Mar 30, 2023 - Sale 2631

Sale 2631 - Lot 9

Unsold
Estimate: $ 12,000 - $ 18,000
(SLAVERY & ABOLITION.) Under Decree . . . that Plantation or Tract of Land Called "Richfield". . . also, a Gang of About 111 Negroes. Letterpress broadside, 19 1/2 x 11 1/4 inches, signed in type by James Tupper, Master in Equity; folds, minor foxing, contemporary pencil notations on both front and verso. Charleston, SC, 1 March 1854

Additional Details

A remarkably detailed broadside advertising the sale of an entire plantation and its 111 enslaved people, all promised to be "accustomed to the culture of Rice and Provisions." The names and ages of each are given, and a few have additional descriptors: 45-year-old Rose was blind, 10-year-old Fortune was "ruptured," and others had special skills such as blacksmith, cooper, driver, engineer, or carpenter.

Most of the enslaved people were sold in 11 family groups. This seems to have been the norm for this rice-field region. A 2010 book by Damian Alan Pargas, "The Quarters and the Fields: Regional Agriculture and Slave Families in the Non-Cotton South," discusses this same auction from a newspaper advertisement. He explores the differences between Southern economies based on rice instead of cotton, and details the various reasons why rice-crop slave families were kept intact.

Someone, perhaps the auctioneer, has recorded the results of the sale in the left margin: "This property was sold this day. The Negroes brought 560.00 each, making 62,160. Plantation brought 60,000. Sundry articles on the place, 1000. Total $123,160."

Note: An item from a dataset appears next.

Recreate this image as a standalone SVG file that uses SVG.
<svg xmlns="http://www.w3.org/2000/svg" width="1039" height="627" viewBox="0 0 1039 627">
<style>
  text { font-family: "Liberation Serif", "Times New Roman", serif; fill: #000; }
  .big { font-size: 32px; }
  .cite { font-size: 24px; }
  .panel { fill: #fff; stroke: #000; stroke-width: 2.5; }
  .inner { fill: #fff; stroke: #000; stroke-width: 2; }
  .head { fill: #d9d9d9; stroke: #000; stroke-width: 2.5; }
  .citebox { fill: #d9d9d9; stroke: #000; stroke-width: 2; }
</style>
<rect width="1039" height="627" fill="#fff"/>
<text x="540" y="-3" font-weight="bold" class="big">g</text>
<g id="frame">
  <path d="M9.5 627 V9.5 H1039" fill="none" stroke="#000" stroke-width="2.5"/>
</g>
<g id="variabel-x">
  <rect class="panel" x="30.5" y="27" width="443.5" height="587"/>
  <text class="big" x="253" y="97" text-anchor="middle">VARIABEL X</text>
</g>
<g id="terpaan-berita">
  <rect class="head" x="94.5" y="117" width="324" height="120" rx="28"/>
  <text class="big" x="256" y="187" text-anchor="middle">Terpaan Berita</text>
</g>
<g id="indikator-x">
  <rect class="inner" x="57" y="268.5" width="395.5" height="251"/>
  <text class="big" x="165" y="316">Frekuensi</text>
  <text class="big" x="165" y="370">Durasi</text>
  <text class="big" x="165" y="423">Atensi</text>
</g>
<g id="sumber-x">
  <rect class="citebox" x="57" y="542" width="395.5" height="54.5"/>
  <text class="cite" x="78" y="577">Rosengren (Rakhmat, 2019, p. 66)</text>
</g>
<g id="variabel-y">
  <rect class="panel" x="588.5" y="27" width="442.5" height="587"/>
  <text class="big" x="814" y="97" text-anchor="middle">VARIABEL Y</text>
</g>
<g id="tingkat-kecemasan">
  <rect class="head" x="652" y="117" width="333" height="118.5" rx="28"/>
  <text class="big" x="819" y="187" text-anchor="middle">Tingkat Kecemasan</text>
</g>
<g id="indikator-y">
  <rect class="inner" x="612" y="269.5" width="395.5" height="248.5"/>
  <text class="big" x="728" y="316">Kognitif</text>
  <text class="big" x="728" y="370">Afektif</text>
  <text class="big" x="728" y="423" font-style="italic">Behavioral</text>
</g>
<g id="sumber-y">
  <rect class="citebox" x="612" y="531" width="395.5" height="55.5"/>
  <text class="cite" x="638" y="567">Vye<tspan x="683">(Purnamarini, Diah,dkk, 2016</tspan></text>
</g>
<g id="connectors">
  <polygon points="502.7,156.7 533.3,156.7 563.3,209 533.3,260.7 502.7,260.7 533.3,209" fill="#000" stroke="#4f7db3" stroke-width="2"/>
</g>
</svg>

Richfield Plantation was situated along the Pee Dee River near Georgetown, SC (between Charleston and Myrtle Beach), and was owned by Benjamin Faneuil Hunt until his failure to pay the mortgage triggered this auction in 1854. The plantation land was sold to the Heriot family, and then in 1859 to the Sparkman family. They changed the name to Dirleton Plantation, built a new manor house which still stands, and remained in possession well into the 20th century. The land described here is now the Samworth Wildlife Management Area.

We trace no other examples of this important rice country auction broadside.